▸ What the exercise asks
Copy out every record below exactly as written, but leave out any pictures.

▸ Records shown
## start
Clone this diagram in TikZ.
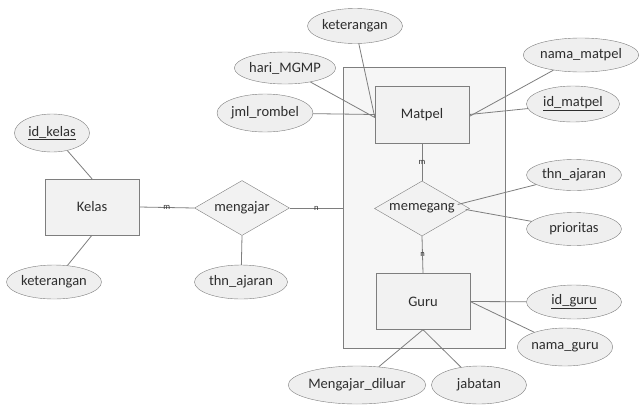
\documentclass[tikz,border=0pt]{standalone}
\usepackage{fontspec}
\setmainfont{Carlito}
\usetikzlibrary{shapes.geometric}
\definecolor{edgegray}{HTML}{7E7E7E}
\definecolor{boxfill}{HTML}{F2F2F2}
\definecolor{aggfill}{HTML}{F6F6F6}
\definecolor{attrfill}{HTML}{EFEFEF}
\definecolor{txt}{HTML}{2E2E2E}
\begin{document}
\begin{tikzpicture}[x=1pt,y=-1pt,
  every node/.style={text=txt, font=\fontsize{14.5}{16}\selectfont},
  entity/.style={draw=edgegray, fill=boxfill, minimum width=94pt, minimum height=56pt, inner sep=0pt},
  attr/.style={ellipse, draw=edgegray, fill=attrfill, minimum width=95pt, minimum height=35pt, inner sep=0pt},
  rel/.style={diamond, draw=edgegray, fill=boxfill, minimum width=95pt, minimum height=55pt, inner sep=0pt, aspect=1.7},
  link/.style={draw=edgegray, line width=0.8pt},
  card/.style={font=\fontsize{8.5}{9}\selectfont, inner sep=1pt}
]
\useasboundingbox (0,0) rectangle (640,405);

% aggregation box
\node[draw=edgegray, fill=aggfill, minimum width=162pt, minimum height=281pt, inner sep=0pt] (agg) at (424,207.5) {};

% entities
\node[entity] (kelas) at (92,207) {Kelas};
\node[entity, minimum height=57pt] (matpel) at (422,114.5) {Matpel};
\node[entity] (guru) at (423,301.5) {Guru};

% relationships
\node[rel] (mengajar) at (242,208) {mengajar};
\node[rel] (memegang) at (422,208.5) {memegang};

% attributes
\node[attr, minimum width=75pt, minimum height=38pt] (idkelas) at (52,133) {\underline{id\_kelas}};
\node[attr, minimum height=34pt] (ketk) at (54,282) {keterangan};
\node[attr, minimum height=34pt, minimum width=93pt] (thnm) at (241,282) {thn\_ajaran};
\node[attr] (ketm) at (355,26) {keterangan};
\node[attr, minimum width=96pt, minimum height=32pt] (hari) at (285,68) {hari\_MGMP};
\node[attr, minimum width=92pt, minimum height=38pt] (jml) at (265,113) {jml\_rombel};
\node[attr, minimum width=113pt, minimum height=34pt] (namam) at (581,55) {nama\_matpel};
\node[attr, minimum width=93pt, minimum height=36pt] (idm) at (573,104) {\underline{id\_matpel}};
\node[attr, minimum height=31pt] (thng) at (574,175) {thn\_ajaran};
\node[attr, minimum height=33pt] (prio) at (574,229) {prioritas};
\node[attr, minimum height=34pt] (idg) at (574,302) {\underline{id\_guru}};
\node[attr, minimum width=94pt, minimum height=38pt] (namag) at (565,347) {nama\_guru};
\node[attr, minimum width=115pt, minimum height=38pt] (mdl) at (357,385) {Mengajar\_diluar};
\node[attr, minimum height=38pt] (jab) at (479,385) {jabatan};

% connectors
\draw[link] (idkelas) -- (kelas.north);
\draw[link] (ketk) -- (kelas.south);
\draw[link] (kelas.east) -- node[card] {m} (mengajar.west);
\draw[link] (mengajar.east) -- node[card] {n} (mengajar.east -| agg.west);
\draw[link] (mengajar.south) -- (thnm);

\draw[link] (jml) -- (matpel.west);
\draw[link] (hari) -- ([yshift=-3pt]matpel.west);
\draw[link] (ketm) -- ([yshift=-3pt]matpel.west);
\draw[link] (namam) -- ([yshift=-2pt]matpel.east);
\draw[link] (idm) -- (matpel.east);

\draw[link] (matpel.south) -- node[card] {m} (memegang.north);
\draw[link] (memegang.south) -- node[card] {n} (guru.north);
\draw[link] ([xshift=-12pt,yshift=4pt]memegang.east) -- (thng);
\draw[link] ([xshift=-4pt,yshift=-1pt]memegang.east) -- (prio);

\draw[link] (idg) -- (guru.east);
\draw[link] (namag) -- (guru.east);
\draw[link] (mdl) -- (guru.south);
\draw[link] (jab) -- (guru.south);
\end{tikzpicture}
\end{document}
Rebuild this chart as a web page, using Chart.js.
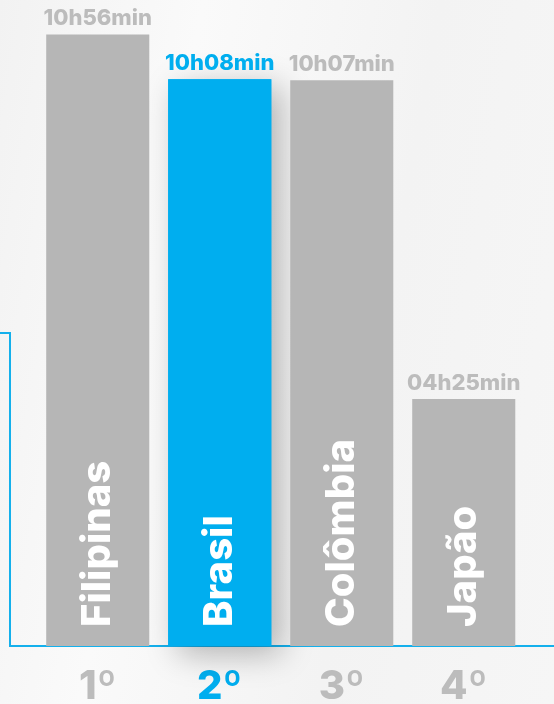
## end
▸ Result of the exercise
Clone this diagram in TikZ.
\documentclass[tikz,border=0pt]{standalone}
\usepackage{fontspec}
\setmainfont{Carlito}
\usetikzlibrary{shapes.geometric}
\definecolor{edgegray}{HTML}{7E7E7E}
\definecolor{boxfill}{HTML}{F2F2F2}
\definecolor{aggfill}{HTML}{F6F6F6}
\definecolor{attrfill}{HTML}{EFEFEF}
\definecolor{txt}{HTML}{2E2E2E}
\begin{document}
\begin{tikzpicture}[x=1pt,y=-1pt,
  every node/.style={text=txt, font=\fontsize{14.5}{16}\selectfont},
  entity/.style={draw=edgegray, fill=boxfill, minimum width=94pt, minimum height=56pt, inner sep=0pt},
  attr/.style={ellipse, draw=edgegray, fill=attrfill, minimum width=95pt, minimum height=35pt, inner sep=0pt},
  rel/.style={diamond, draw=edgegray, fill=boxfill, minimum width=95pt, minimum height=55pt, inner sep=0pt, aspect=1.7},
  link/.style={draw=edgegray, line width=0.8pt},
  card/.style={font=\fontsize{8.5}{9}\selectfont, inner sep=1pt}
]
\useasboundingbox (0,0) rectangle (640,405);

% aggregation box
\node[draw=edgegray, fill=aggfill, minimum width=162pt, minimum height=281pt, inner sep=0pt] (agg) at (424,207.5) {};

% entities
\node[entity] (kelas) at (92,207) {Kelas};
\node[entity, minimum height=57pt] (matpel) at (422,114.5) {Matpel};
\node[entity] (guru) at (423,301.5) {Guru};

% relationships
\node[rel] (mengajar) at (242,208) {mengajar};
\node[rel] (memegang) at (422,208.5) {memegang};

% attributes
\node[attr, minimum width=75pt, minimum height=38pt] (idkelas) at (52,133) {\underline{id\_kelas}};
\node[attr, minimum height=34pt] (ketk) at (54,282) {keterangan};
\node[attr, minimum height=34pt, minimum width=93pt] (thnm) at (241,282) {thn\_ajaran};
\node[attr] (ketm) at (355,26) {keterangan};
\node[attr, minimum width=96pt, minimum height=32pt] (hari) at (285,68) {hari\_MGMP};
\node[attr, minimum width=92pt, minimum height=38pt] (jml) at (265,113) {jml\_rombel};
\node[attr, minimum width=113pt, minimum height=34pt] (namam) at (581,55) {nama\_matpel};
\node[attr, minimum width=93pt, minimum height=36pt] (idm) at (573,104) {\underline{id\_matpel}};
\node[attr, minimum height=31pt] (thng) at (574,175) {thn\_ajaran};
\node[attr, minimum height=33pt] (prio) at (574,229) {prioritas};
\node[attr, minimum height=34pt] (idg) at (574,302) {\underline{id\_guru}};
\node[attr, minimum width=94pt, minimum height=38pt] (namag) at (565,347) {nama\_guru};
\node[attr, minimum width=115pt, minimum height=38pt] (mdl) at (357,385) {Mengajar\_diluar};
\node[attr, minimum height=38pt] (jab) at (479,385) {jabatan};

% connectors
\draw[link] (idkelas) -- (kelas.north);
\draw[link] (ketk) -- (kelas.south);
\draw[link] (kelas.east) -- node[card] {m} (mengajar.west);
\draw[link] (mengajar.east) -- node[card] {n} (mengajar.east -| agg.west);
\draw[link] (mengajar.south) -- (thnm);

\draw[link] (jml) -- (matpel.west);
\draw[link] (hari) -- ([yshift=-3pt]matpel.west);
\draw[link] (ketm) -- ([yshift=-3pt]matpel.west);
\draw[link] (namam) -- ([yshift=-2pt]matpel.east);
\draw[link] (idm) -- (matpel.east);

\draw[link] (matpel.south) -- node[card] {m} (memegang.north);
\draw[link] (memegang.south) -- node[card] {n} (guru.north);
\draw[link] ([xshift=-12pt,yshift=4pt]memegang.east) -- (thng);
\draw[link] ([xshift=-4pt,yshift=-1pt]memegang.east) -- (prio);

\draw[link] (idg) -- (guru.east);
\draw[link] (namag) -- (guru.east);
\draw[link] (mdl) -- (guru.south);
\draw[link] (jab) -- (guru.south);
\end{tikzpicture}
\end{document}
Rebuild this chart as a web page, using Chart.js.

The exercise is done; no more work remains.